Reviewing surveillance policies

May 22, 2008 4:49:17 PM PDT
We have the latest on the Harris County Sheriff's Department's secret squad and its inability to tell us who they watch and when. And now, we're comparing how the Houston Police Department and others have conducted surveillance, and what records they say they have kept. Generally, law enforcement must be suspicious of some criminal activity before they set up surveillance on someone. That was not the case with the Ibarra brothers, the men who settled a civil rights lawsuit against the Harris County Sheriff's Office for nearly $2 million.

If the Houston Police Department is sued, Chief Harold Hurtt says under no circumstances does he use officers to investigate the plaintiffs. He says they are only used for internal affairs and criminal investigations.

"That's the only surveillance that we do, is criminal investigations," he said.

Any surveillance done by his officers, he insists, would result in pages of reports and documentation.

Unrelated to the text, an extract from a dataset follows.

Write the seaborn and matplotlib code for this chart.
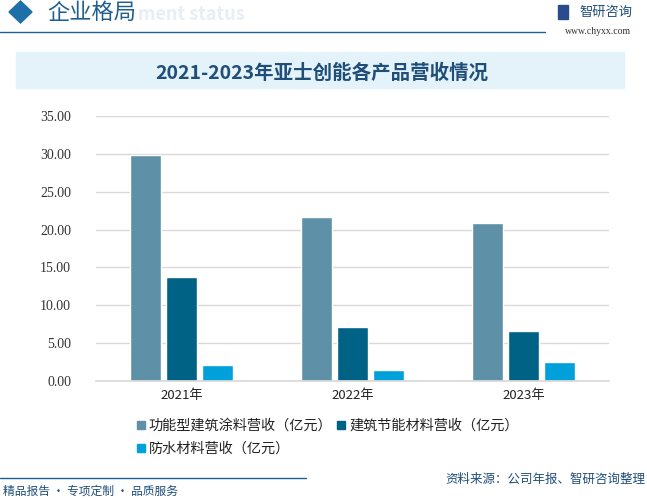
import numpy as np
import pandas as pd
import matplotlib
matplotlib.use("Agg")
import matplotlib.pyplot as plt
import seaborn as sns
from matplotlib.patches import Rectangle, Polygon
from matplotlib.lines import Line2D

# chart data
years = ["2021年", "2022年", "2023年"]
series_names = ["功能型建筑涂料营收（亿元）", "建筑节能材料营收（亿元）", "防水材料营收（亿元）"]
coating = [29.9, 21.7, 20.9]
energy_saving = [13.8, 7.1, 6.6]
waterproof = [2.1, 1.4, 2.5]
colors = ["#5E91A8", "#006285", "#00A0DA"]

df = pd.DataFrame({
    "year": years * 3,
    "series": np.repeat(series_names, len(years)),
    "value": coating + energy_saving + waterproof,
})

sns.set_theme(style="white")
plt.rcParams['font.family'] = ['Noto Sans CJK SC', 'DejaVu Sans']

W, H = 647, 500


def fx(px):
    return px / W


def fy(py):
    return 1 - py / H


fig = plt.figure(figsize=(6.47, 5.0), dpi=100)
ax = fig.add_axes([fx(96), fy(381), fx(513), 265 / H])

sns.barplot(data=df, x="year", y="value", hue="series", palette=colors,
            width=0.64, gap=0.15, ax=ax, legend=False, saturation=1)

ax.set_ylim(0, 35)
ticks = np.arange(0, 36, 5)
ax.set_yticks(ticks)
ax.set_yticklabels([f"{v:.2f}" for v in ticks], fontsize=10, color="#333333",
                   family=["Liberation Serif", "DejaVu Serif"])
ax.tick_params(axis="x", labelsize=9.5, colors="#222222", length=0, pad=6)
ax.tick_params(axis="y", length=0, pad=18)
ax.set_xlabel("")
ax.set_ylabel("")
ax.yaxis.grid(True, color="#D9D9D9", linewidth=1)
ax.set_axisbelow(True)
for s in ["top", "right", "left"]:
    ax.spines[s].set_visible(False)
ax.spines["bottom"].set_color("#D9D9D9")

# legend, ordered row by row
handles = [Line2D([0], [0], marker="s", color="none", markerfacecolor=c,
                  markeredgecolor=c, markersize=5.5) for c in colors]
order = [0, 2, 1]
fig.legend([handles[i] for i in order], [series_names[i] for i in order],
           loc="upper left", bbox_to_anchor=(fx(128), fy(412)),
           ncol=2, frameon=False, fontsize=10.2, handletextpad=0.15, columnspacing=0.25,
           labelspacing=0.6, handlelength=0.8, labelcolor="#222222", borderpad=0)

# title banner
fig.patches.append(Rectangle((fx(16), fy(88)), fx(608), 36 / H,
                             transform=fig.transFigure, color="#E4F2FA", zorder=0))
fig.text(fx(322), fy(73), "2021-2023年亚士创能各产品营收情况", ha="center", va="center",
         fontsize=14, fontweight="bold", color="#1F4E79")

# header
fig.patches.append(Polygon([(fx(9), fy(12)), (fx(20.5), fy(1)),
                            (fx(32), fy(12)), (fx(20.5), fy(23))],
                           closed=True, transform=fig.transFigure, color="#1F6FA8"))
fig.text(fx(138), fy(15), "ment status", ha="left", va="center", fontsize=13,
         fontweight="bold", color="#E6EFF6")
fig.text(fx(47), fy(12), "企业格局", ha="left", va="center", fontsize=16,
         color="#1F5F8F")
fig.add_artist(Line2D([0, fx(545)], [fy(32), fy(32)],
                      transform=fig.transFigure, color="#1F5F8F", linewidth=1))
fig.patches.append(Rectangle((fx(558), fy(19)), fx(10), 14 / H,
                             transform=fig.transFigure, color="#2B4C8C"))
fig.text(fx(579), fy(12), "智研咨询", ha="left", va="center", fontsize=9.5,
         color="#1F4E79")
fig.text(fx(631), fy(32), "www.chyxx.com", ha="right", va="center", fontsize=7,
         color="#333333", family=["Liberation Serif", "DejaVu Serif"])

# footer
fig.add_artist(Line2D([0, fx(306)], [fy(478), fy(478)],
                      transform=fig.transFigure, color="#1F5F8F", linewidth=1))
fig.text(fx(3), fy(491), "精品报告 · 专项定制 · 品质服务", ha="left", va="center",
         fontsize=8.5, color="#1F4E79")
fig.text(fx(645), fy(479), "资料来源：公司年报、智研咨询整理", ha="right", va="center",
         fontsize=9, color="#1F4E79")

fig.savefig("out.png", dpi=100)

"Whatever information or tactics that we use would be recorded in that report," said Chief Hurtt.

Compare that to the Harris County Sheriff's Office's secret surveillance of Erik and Sean Ibarra, the brothers who sued the sheriff's office, claiming their civil rights were violate when they were roughed up during a drug raid.

The only documentation we've seen of that is a single email. It was an email the sheriff tried to destroy months ago, an email only preserved because of legal action by 13 Undercover. That email details few specifics from the 5-6 hours the sheriff's special investigative unit said they spent tailing the Ibarras over the course of three days. It concludes only that there was no suspicious activity.

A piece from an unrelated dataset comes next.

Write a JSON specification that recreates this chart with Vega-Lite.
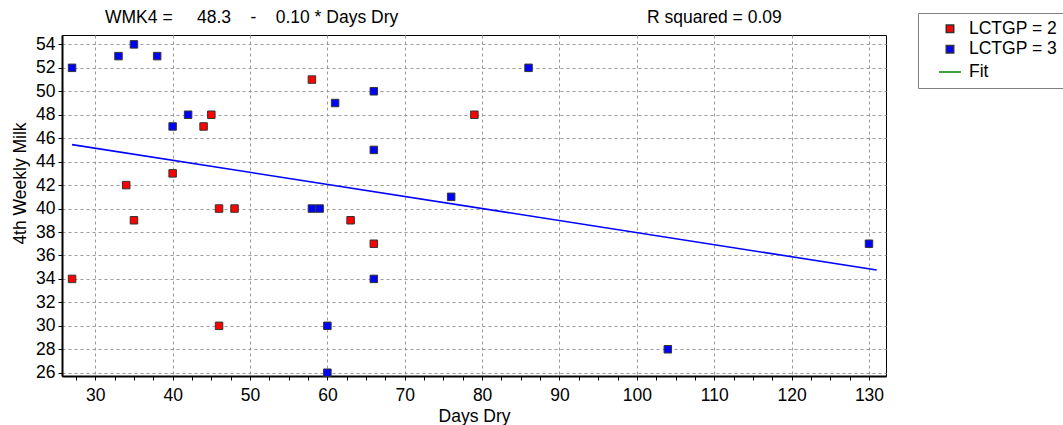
{
  "$schema": "https://vega.github.io/schema/vega-lite/v6.json",
  "autosize": "none",
  "width": 824,
  "height": 341,
  "padding": {"left": 62, "top": 35, "right": 177, "bottom": 49},
  "background": "white",
  "config": {
    "font": "Liberation Sans",
    "view": {"stroke": "black", "strokeWidth": 1},
    "axis": {
      "labelFont": "Liberation Sans",
      "titleFont": "Liberation Sans",
      "labelFontSize": 17.5,
      "titleFontSize": 17.5,
      "labelColor": "black",
      "titleColor": "black",
      "titleFontWeight": "normal",
      "domainColor": "black",
      "domainWidth": 2,
      "tickColor": "black",
      "tickSize": 4,
      "gridColor": "#9a9a9a",
      "gridDash": [3, 3],
      "gridWidth": 1,
      "labelOverlap": false,
      "tickCount": 60
    }
  },
  "datasets": {
    "cows": [
      {"days": 27, "milk": 34, "group": "LCTGP = 2"},
      {"days": 34, "milk": 42, "group": "LCTGP = 2"},
      {"days": 35, "milk": 39, "group": "LCTGP = 2"},
      {"days": 40, "milk": 43, "group": "LCTGP = 2"},
      {"days": 44, "milk": 47, "group": "LCTGP = 2"},
      {"days": 45, "milk": 48, "group": "LCTGP = 2"},
      {"days": 46, "milk": 40, "group": "LCTGP = 2"},
      {"days": 46, "milk": 30, "group": "LCTGP = 2"},
      {"days": 48, "milk": 40, "group": "LCTGP = 2"},
      {"days": 58, "milk": 51, "group": "LCTGP = 2"},
      {"days": 63, "milk": 39, "group": "LCTGP = 2"},
      {"days": 66, "milk": 37, "group": "LCTGP = 2"},
      {"days": 79, "milk": 48, "group": "LCTGP = 2"},
      {"days": 27, "milk": 52, "group": "LCTGP = 3"},
      {"days": 33, "milk": 53, "group": "LCTGP = 3"},
      {"days": 35, "milk": 54, "group": "LCTGP = 3"},
      {"days": 38, "milk": 53, "group": "LCTGP = 3"},
      {"days": 40, "milk": 47, "group": "LCTGP = 3"},
      {"days": 42, "milk": 48, "group": "LCTGP = 3"},
      {"days": 58, "milk": 40, "group": "LCTGP = 3"},
      {"days": 59, "milk": 40, "group": "LCTGP = 3"},
      {"days": 60, "milk": 30, "group": "LCTGP = 3"},
      {"days": 60, "milk": 26, "group": "LCTGP = 3"},
      {"days": 61, "milk": 49, "group": "LCTGP = 3"},
      {"days": 66, "milk": 50, "group": "LCTGP = 3"},
      {"days": 66, "milk": 45, "group": "LCTGP = 3"},
      {"days": 66, "milk": 34, "group": "LCTGP = 3"},
      {"days": 76, "milk": 41, "group": "LCTGP = 3"},
      {"days": 86, "milk": 52, "group": "LCTGP = 3"},
      {"days": 104, "milk": 28, "group": "LCTGP = 3"},
      {"days": 130, "milk": 37, "group": "LCTGP = 3"}
    ],
    "fit": [
      {"days": 27, "milk": 45.45},
      {"days": 131, "milk": 34.76}
    ]
  },
  "layer": [
    {
      "data": {"name": "fit"},
      "mark": {"type": "line", "color": "#0000ff", "strokeWidth": 1.6},
      "encoding": {
        "x": {"field": "days", "type": "quantitative"},
        "y": {"field": "milk", "type": "quantitative"}
      }
    },
    {
      "data": {"name": "cows"},
      "mark": {"type": "point", "filled": true, "opacity": 1, "strokeWidth": 1},
      "encoding": {
        "x": {
          "field": "days",
          "type": "quantitative",
          "title": "Days Dry",
          "scale": {"domain": [25.7, 132.2], "nice": false, "zero": false},
          "axis": {
            "values": [27.5, 30, 32.5, 35, 37.5, 40, 42.5, 45, 47.5, 50, 52.5, 55, 57.5, 60, 62.5, 65, 67.5, 70, 72.5, 75, 77.5, 80, 82.5, 85, 87.5, 90, 92.5, 95, 97.5, 100, 102.5, 105, 107.5, 110, 112.5, 115, 117.5, 120, 122.5, 125, 127.5, 130],
            "tickCount": 60,
            "format": "d",
            "labelExpr": "datum.value % 10 === 0 ? datum.label : ''",
            "gridOpacity": {"condition": {"test": "datum.value % 10 === 0", "value": 1}, "value": 0},
            "labelFontSize": 17.5,
            "titleFontSize": 17.5,
            "labelPadding": 6,
            "titlePadding": 4
          }
        },
        "y": {
          "field": "milk",
          "type": "quantitative",
          "title": "4th Weekly Milk",
          "scale": {"domain": [25.72, 54.8], "nice": false, "zero": false},
          "axis": {
            "values": [26, 28, 30, 32, 34, 36, 38, 40, 42, 44, 46, 48, 50, 52, 54],
            "tickCount": 60,
            "format": "d",
            "labelFontSize": 17.5,
            "titleFontSize": 17.5,
            "labelPadding": 3,
            "titleAngle": -90,
            "titleBaseline": "alphabetic",
            "titleAlign": "center",
            "titleX": -37,
            "titleY": 148
          }
        },
        "color": {
          "field": "group",
          "type": "nominal",
          "scale": {"domain": ["LCTGP = 2", "LCTGP = 3", "Fit"], "range": ["#ff0000", "#0000ff", "#008000"]},
          "legend": {
            "title": null,
            "orient": "none",
            "legendX": 856,
            "legendY": -22,
            "padding": 7,
            "rowPadding": 1.5,
            "symbolOffset": 13,
            "labelOffset": 7,
            "labelFont": "Liberation Sans",
            "labelFontSize": 17.5,
            "labelColor": "black",
            "strokeColor": "#808080",
            "fillColor": "white",
            "symbolStrokeWidth": 1.5,
            "symbolOpacity": 1
          }
        },
        "shape": {
          "field": "group",
          "type": "nominal",
          "scale": {"domain": ["LCTGP = 2", "LCTGP = 3", "Fit"], "range": ["square", "square", "stroke"]}
        },
        "size": {
          "field": "group",
          "type": "ordinal",
          "scale": {"type": "ordinal", "domain": ["LCTGP = 2", "LCTGP = 3", "Fit"], "range": [56, 56, 484]}
        },
        "stroke": {
          "field": "group",
          "type": "nominal",
          "scale": {"domain": ["LCTGP = 2", "LCTGP = 3", "Fit"], "range": ["#333333", "#333333", "#008000"]}
        }
      }
    },
    {
      "data": {"values": [{}]},
      "mark": {"type": "text", "font": "Liberation Sans", "fontSize": 17.5, "align": "left", "baseline": "alphabetic", "color": "black", "clip": false},
      "encoding": {
        "x": {"datum": 31.26, "type": "quantitative"},
        "y": {"datum": 55.85, "type": "quantitative"},
        "text": {"value": "WMK4 =\u00a0\u00a0\u00a0\u00a0\u00a048.3\u00a0\u00a0\u00a0\u00a0-\u00a0\u00a0\u00a0\u00a00.10 * Days Dry"}
      }
    },
    {
      "data": {"values": [{}]},
      "mark": {"type": "text", "font": "Liberation Sans", "fontSize": 17.5, "align": "center", "baseline": "alphabetic", "color": "black", "clip": false},
      "encoding": {
        "x": {"datum": 110.02, "type": "quantitative"},
        "y": {"datum": 55.85, "type": "quantitative"},
        "text": {"value": "R squared = 0.09"}
      }
    }
  ]
}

"You know, I used to do that," said retired UH-Downtown Criminal Justice Professor Bob Walsh.

Walsh used to work for the Detroit Police Department doing criminal surveillance. He says record keeping was second in importance only to public safety itself.

"Every time we were out on the road, we had to submit a record of not only what we did but where we went," he said.

District Attorney candidate and former Houston police officer Pat Lykos agrees and wonders how well the sheriff's office might be able to pursue criminals if it is not keeping reports specifying their activities. She says that could affect criminal prosecutions.

"You have to keep records of what it is that you do," she said.

"The fact that there is so little detail and information and documentation of their daily operations is of concern," said Houston City Councilman and candidate for sheriff Adrian Garcia.

Garcia says there needs to be an audit done at the sheriff's office to ensure that records are not only kept, but accessible.

"Making sure that anyone who walks in there can look at files and information and see what is being done," he said.

Sheriff Tommy Thomas has refused our repeated requests for comment. His chief deputy says the Ibarra case was the first time sheriff's investigators were ever assigned to dig up information for use in a civil suit. A sheriff's spokesman has defended the department's actions, insisting it has done nothing wrong.